**PROVIDED MATERIAL:**
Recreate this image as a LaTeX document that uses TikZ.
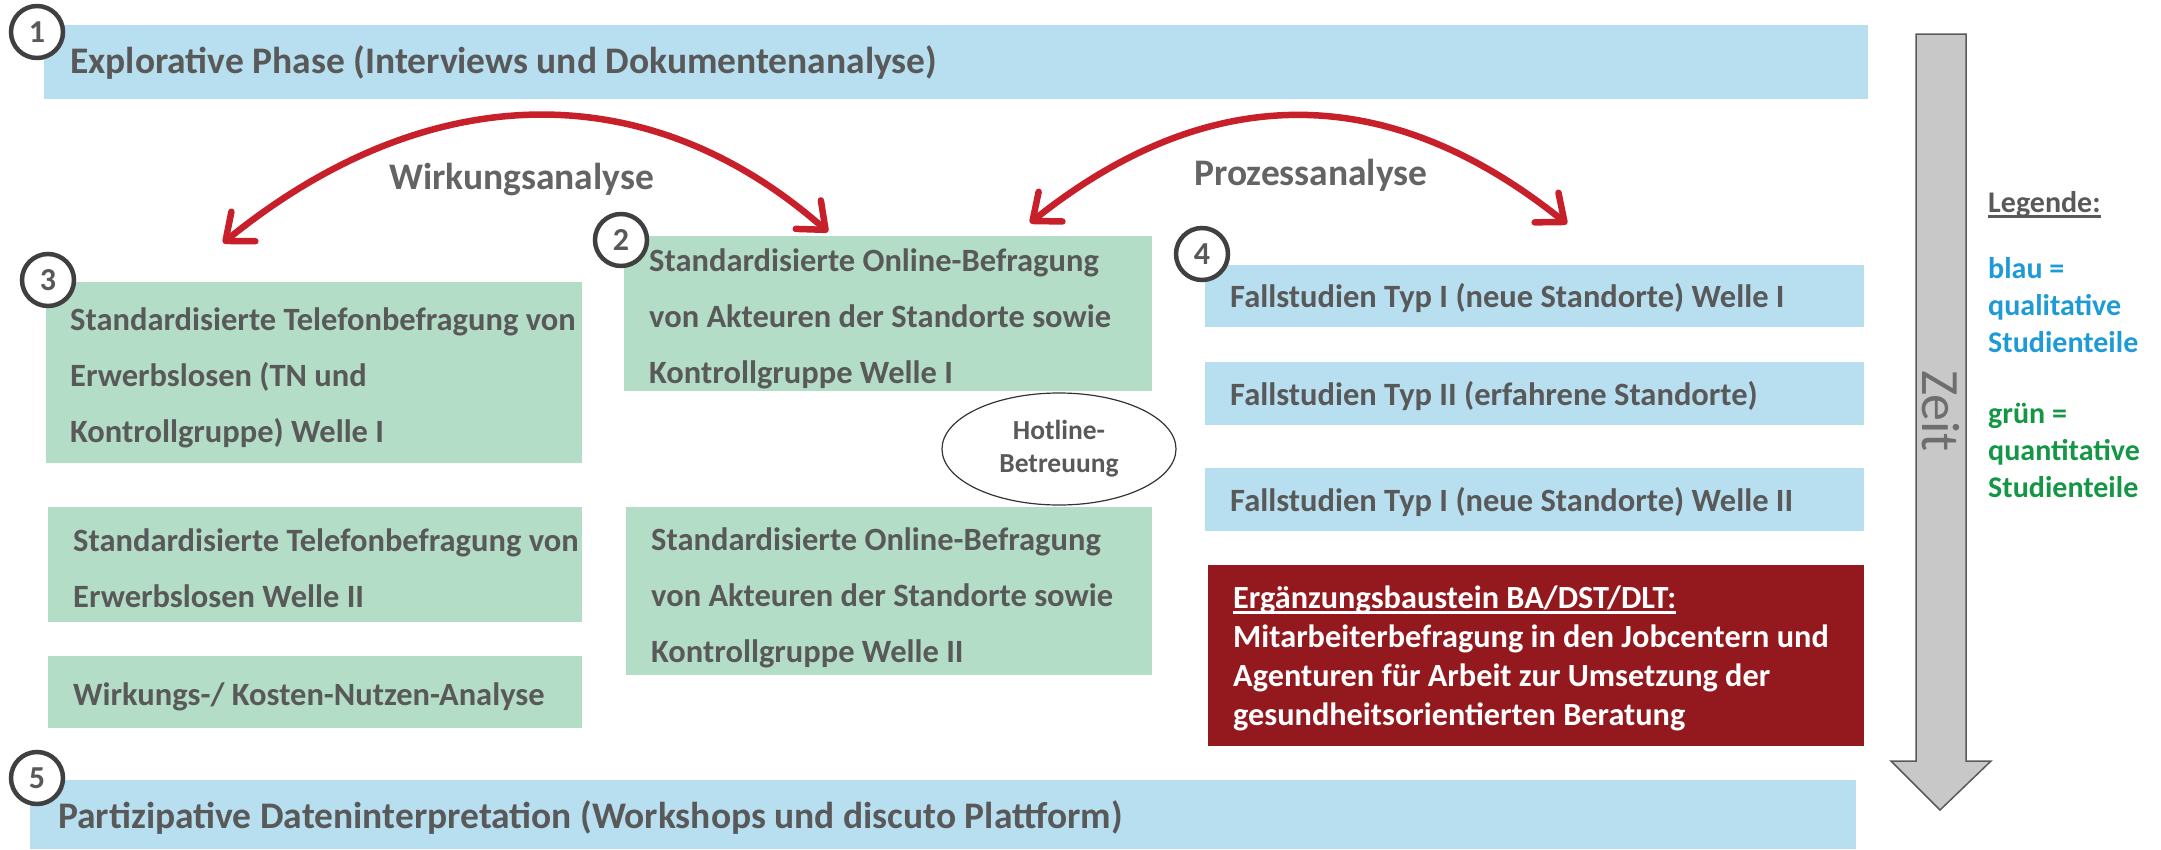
\documentclass[tikz,border=0pt]{standalone}
\usepackage{fontspec}
\setmainfont{Carlito}
\usetikzlibrary{arrows.meta,shapes.geometric}
\definecolor{boxblue}{RGB}{183,223,240}
\definecolor{boxgreen}{RGB}{179,221,199}
\definecolor{boxred}{RGB}{148,25,30}
\definecolor{arcred}{RGB}{200,32,42}
\definecolor{txtgray}{RGB}{89,89,89}
\definecolor{lblgray}{RGB}{100,100,100}
\definecolor{ringgray}{RGB}{64,64,64}
\definecolor{legblue}{RGB}{30,155,215}
\definecolor{leggreen}{RGB}{20,150,70}
\definecolor{zeitfill}{RGB}{200,200,200}
\definecolor{zeitline}{RGB}{90,90,90}
\definecolor{zeittxt}{RGB}{110,110,110}
\newcommand\ulbox[1]{\setbox0\hbox{#1}\rlap{\vrule height -3pt depth 6pt width \wd0}\box0}
\begin{document}
\begin{tikzpicture}[x=1pt,y=-1pt,
  bx/.style={draw=none, inner sep=0pt, anchor=north west},
  bluebox/.style={bx, fill=boxblue},
  greenbox/.style={bx, fill=boxgreen},
  redbox/.style={bx, fill=boxred},
  txt/.style={inner sep=0pt, anchor=base west, align=left, text=txtgray, font=\fontsize{32.5}{56}\selectfont\bfseries},
  bigtxt/.style={txt, font=\fontsize{37.5}{40}\selectfont\bfseries},
  redtxt/.style={txt, text=white, font=\fontsize{32.3}{39}\selectfont\bfseries},
  num/.style={circle, draw=ringgray, line width=4.5pt, fill=white, minimum size=52pt, inner sep=0pt, text=txtgray, font=\fontsize{32}{32}\selectfont\bfseries},
  arc/.style={draw=arcred, line width=6.5pt, {Straight Barb[length=23pt,width=38pt,round]}-{Straight Barb[length=23pt,width=38pt,round]}},
  lbl/.style={inner sep=0pt, anchor=base west, text=lblgray, font=\fontsize{37.5}{37.5}\selectfont\bfseries},
  lgd/.style={inner sep=0pt, anchor=base west, align=left, font=\fontsize{30}{37}\selectfont\bfseries},
]
\useasboundingbox (0,0) rectangle (2161,849);

% phase 1
\node[bluebox, minimum width=1824pt, minimum height=74pt] (p1) at (44,25) {};
\node[bigtxt] (p1t) at (70,73) {Explorative Phase (Interviews und Dokumentenanalyse)};

% column 3 (green)
\node[greenbox, minimum width=536pt, minimum height=181pt] (b3a) at (46,282) {};
\node[txt] (t3a) at (70,442) {Standardisierte Telefonbefragung von\\Erwerbslosen (TN und\\Kontrollgruppe) Welle I};
\node[greenbox, minimum width=534pt, minimum height=115pt] (b3b) at (48,507) {};
\node[txt] (t3b) at (73,607) {Standardisierte Telefonbefragung von\\Erwerbslosen Welle II};
\node[greenbox, minimum width=534pt, minimum height=72pt] (b3c) at (48,656) {};
\node[txt] (t3c) at (73,705) {Wirkungs-/ Kosten-Nutzen-Analyse};

% column 2 (green)
\node[greenbox, minimum width=528pt, minimum height=155pt] (b2a) at (624,236) {};
\node[txt] (t2a) at (649,383) {Standardisierte Online-Befragung\\von Akteuren der Standorte sowie\\Kontrollgruppe Welle I};
\node[greenbox, minimum width=526pt, minimum height=168pt] (b2b) at (626,507) {};
\node[txt] (t2b) at (651,662) {Standardisierte Online-Befragung\\von Akteuren der Standorte sowie\\Kontrollgruppe Welle II};

% hotline
\node[ellipse, draw=black!80, line width=1.2pt, minimum width=234pt, minimum height=112pt, inner sep=0pt, align=center, text=txtgray, font=\fontsize{27.5}{33}\selectfont\bfseries] (hot) at (1059,449) {Hotline-\\Betreuung};

% column 4 (blue)
\node[bluebox, minimum width=659pt, minimum height=62pt] (b4a) at (1205,265) {};
\node[txt] (t4a) at (1230,307) {Fallstudien Typ I (neue Standorte) Welle I};
\node[bluebox, minimum width=659pt, minimum height=63pt] (b4b) at (1205,362) {};
\node[txt] (t4b) at (1230,405) {Fallstudien Typ II (erfahrene Standorte)};
\node[bluebox, minimum width=659pt, minimum height=63pt] (b4c) at (1205,468) {};
\node[txt] (t4c) at (1230,511) {Fallstudien Typ I (neue Standorte) Welle II};

% red box
\node[redbox, minimum width=656pt, minimum height=181pt] (br) at (1208,565) {};
\node[redtxt] (tr) at (1233,725) {\ulbox{Ergänzungsbaustein BA/DST/DLT:}\\Mitarbeiterbefragung in den Jobcentern und\\Agenturen für Arbeit zur Umsetzung der\\gesundheitsorientierten Beratung};

% phase 5
\node[bluebox, minimum width=1826pt, minimum height=69pt] (p5) at (30,780) {};
\node[bigtxt] (p5t) at (58,828) {Partizipative Dateninterpretation (Workshops und discuto Plattform)};

% arcs
\coordinate (wa) at (223,243);
\coordinate (wb) at (828,232);
\draw[arc] (wa) .. controls (430,75) and (650,75) .. (wb);
\coordinate (pa) at (1030,223);
\coordinate (pb) at (1567,224);
\draw[arc] (pa) .. controls (1209,80) and (1388,80) .. (pb);
\node[lbl] (wl) at (389,189) {Wirkungsanalyse};
\node[lbl] (pl) at (1194,185) {Prozessanalyse};

% numbers
\node[num] (n1) at (37,32) {1};
\node[num] (n2) at (621,240) {2};
\node[num] (n3) at (48,280) {3};
\node[num] (n4) at (1202,254) {4};
\node[num] (n5) at (37,778) {5};

% time arrow
\filldraw[fill=zeitfill, draw=zeitline, line width=1.5pt] (1916,34) -- (1966,34) -- (1966,761) -- (1991,761) -- (1940,810) -- (1891,761) -- (1916,761) -- cycle;
\node[rotate=-90, text=zeittxt, font=\fontsize{54}{54}\selectfont, inner sep=0pt] (zeit) at (1941,411) {Zeit};

% legend
\node[lgd, text=txtgray] (leg) at (1988,212) {\ulbox{Legende:}};
\node[lgd, text=legblue] (lblue) at (1988,352) {blau =\\qualitative\\Studienteile};
\node[lgd, text=leggreen] (lgreen) at (1988,497) {grün =\\quantitative\\Studienteile};
\end{tikzpicture}
\end{document}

**GIVEN INSTRUCTION:**
Copy the data character for character, but drop all pictures from the copy.

**SOLUTION TO THE EXERCISE:**
Recreate this image as a LaTeX document that uses TikZ.
\documentclass[tikz,border=0pt]{standalone}
\usepackage{fontspec}
\setmainfont{Carlito}
\usetikzlibrary{arrows.meta,shapes.geometric}
\definecolor{boxblue}{RGB}{183,223,240}
\definecolor{boxgreen}{RGB}{179,221,199}
\definecolor{boxred}{RGB}{148,25,30}
\definecolor{arcred}{RGB}{200,32,42}
\definecolor{txtgray}{RGB}{89,89,89}
\definecolor{lblgray}{RGB}{100,100,100}
\definecolor{ringgray}{RGB}{64,64,64}
\definecolor{legblue}{RGB}{30,155,215}
\definecolor{leggreen}{RGB}{20,150,70}
\definecolor{zeitfill}{RGB}{200,200,200}
\definecolor{zeitline}{RGB}{90,90,90}
\definecolor{zeittxt}{RGB}{110,110,110}
\newcommand\ulbox[1]{\setbox0\hbox{#1}\rlap{\vrule height -3pt depth 6pt width \wd0}\box0}
\begin{document}
\begin{tikzpicture}[x=1pt,y=-1pt,
  bx/.style={draw=none, inner sep=0pt, anchor=north west},
  bluebox/.style={bx, fill=boxblue},
  greenbox/.style={bx, fill=boxgreen},
  redbox/.style={bx, fill=boxred},
  txt/.style={inner sep=0pt, anchor=base west, align=left, text=txtgray, font=\fontsize{32.5}{56}\selectfont\bfseries},
  bigtxt/.style={txt, font=\fontsize{37.5}{40}\selectfont\bfseries},
  redtxt/.style={txt, text=white, font=\fontsize{32.3}{39}\selectfont\bfseries},
  num/.style={circle, draw=ringgray, line width=4.5pt, fill=white, minimum size=52pt, inner sep=0pt, text=txtgray, font=\fontsize{32}{32}\selectfont\bfseries},
  arc/.style={draw=arcred, line width=6.5pt, {Straight Barb[length=23pt,width=38pt,round]}-{Straight Barb[length=23pt,width=38pt,round]}},
  lbl/.style={inner sep=0pt, anchor=base west, text=lblgray, font=\fontsize{37.5}{37.5}\selectfont\bfseries},
  lgd/.style={inner sep=0pt, anchor=base west, align=left, font=\fontsize{30}{37}\selectfont\bfseries},
]
\useasboundingbox (0,0) rectangle (2161,849);

% phase 1
\node[bluebox, minimum width=1824pt, minimum height=74pt] (p1) at (44,25) {};
\node[bigtxt] (p1t) at (70,73) {Explorative Phase (Interviews und Dokumentenanalyse)};

% column 3 (green)
\node[greenbox, minimum width=536pt, minimum height=181pt] (b3a) at (46,282) {};
\node[txt] (t3a) at (70,442) {Standardisierte Telefonbefragung von\\Erwerbslosen (TN und\\Kontrollgruppe) Welle I};
\node[greenbox, minimum width=534pt, minimum height=115pt] (b3b) at (48,507) {};
\node[txt] (t3b) at (73,607) {Standardisierte Telefonbefragung von\\Erwerbslosen Welle II};
\node[greenbox, minimum width=534pt, minimum height=72pt] (b3c) at (48,656) {};
\node[txt] (t3c) at (73,705) {Wirkungs-/ Kosten-Nutzen-Analyse};

% column 2 (green)
\node[greenbox, minimum width=528pt, minimum height=155pt] (b2a) at (624,236) {};
\node[txt] (t2a) at (649,383) {Standardisierte Online-Befragung\\von Akteuren der Standorte sowie\\Kontrollgruppe Welle I};
\node[greenbox, minimum width=526pt, minimum height=168pt] (b2b) at (626,507) {};
\node[txt] (t2b) at (651,662) {Standardisierte Online-Befragung\\von Akteuren der Standorte sowie\\Kontrollgruppe Welle II};

% hotline
\node[ellipse, draw=black!80, line width=1.2pt, minimum width=234pt, minimum height=112pt, inner sep=0pt, align=center, text=txtgray, font=\fontsize{27.5}{33}\selectfont\bfseries] (hot) at (1059,449) {Hotline-\\Betreuung};

% column 4 (blue)
\node[bluebox, minimum width=659pt, minimum height=62pt] (b4a) at (1205,265) {};
\node[txt] (t4a) at (1230,307) {Fallstudien Typ I (neue Standorte) Welle I};
\node[bluebox, minimum width=659pt, minimum height=63pt] (b4b) at (1205,362) {};
\node[txt] (t4b) at (1230,405) {Fallstudien Typ II (erfahrene Standorte)};
\node[bluebox, minimum width=659pt, minimum height=63pt] (b4c) at (1205,468) {};
\node[txt] (t4c) at (1230,511) {Fallstudien Typ I (neue Standorte) Welle II};

% red box
\node[redbox, minimum width=656pt, minimum height=181pt] (br) at (1208,565) {};
\node[redtxt] (tr) at (1233,725) {\ulbox{Ergänzungsbaustein BA/DST/DLT:}\\Mitarbeiterbefragung in den Jobcentern und\\Agenturen für Arbeit zur Umsetzung der\\gesundheitsorientierten Beratung};

% phase 5
\node[bluebox, minimum width=1826pt, minimum height=69pt] (p5) at (30,780) {};
\node[bigtxt] (p5t) at (58,828) {Partizipative Dateninterpretation (Workshops und discuto Plattform)};

% arcs
\coordinate (wa) at (223,243);
\coordinate (wb) at (828,232);
\draw[arc] (wa) .. controls (430,75) and (650,75) .. (wb);
\coordinate (pa) at (1030,223);
\coordinate (pb) at (1567,224);
\draw[arc] (pa) .. controls (1209,80) and (1388,80) .. (pb);
\node[lbl] (wl) at (389,189) {Wirkungsanalyse};
\node[lbl] (pl) at (1194,185) {Prozessanalyse};

% numbers
\node[num] (n1) at (37,32) {1};
\node[num] (n2) at (621,240) {2};
\node[num] (n3) at (48,280) {3};
\node[num] (n4) at (1202,254) {4};
\node[num] (n5) at (37,778) {5};

% time arrow
\filldraw[fill=zeitfill, draw=zeitline, line width=1.5pt] (1916,34) -- (1966,34) -- (1966,761) -- (1991,761) -- (1940,810) -- (1891,761) -- (1916,761) -- cycle;
\node[rotate=-90, text=zeittxt, font=\fontsize{54}{54}\selectfont, inner sep=0pt] (zeit) at (1941,411) {Zeit};

% legend
\node[lgd, text=txtgray] (leg) at (1988,212) {\ulbox{Legende:}};
\node[lgd, text=legblue] (lblue) at (1988,352) {blau =\\qualitative\\Studienteile};
\node[lgd, text=leggreen] (lgreen) at (1988,497) {grün =\\quantitative\\Studienteile};
\end{tikzpicture}
\end{document}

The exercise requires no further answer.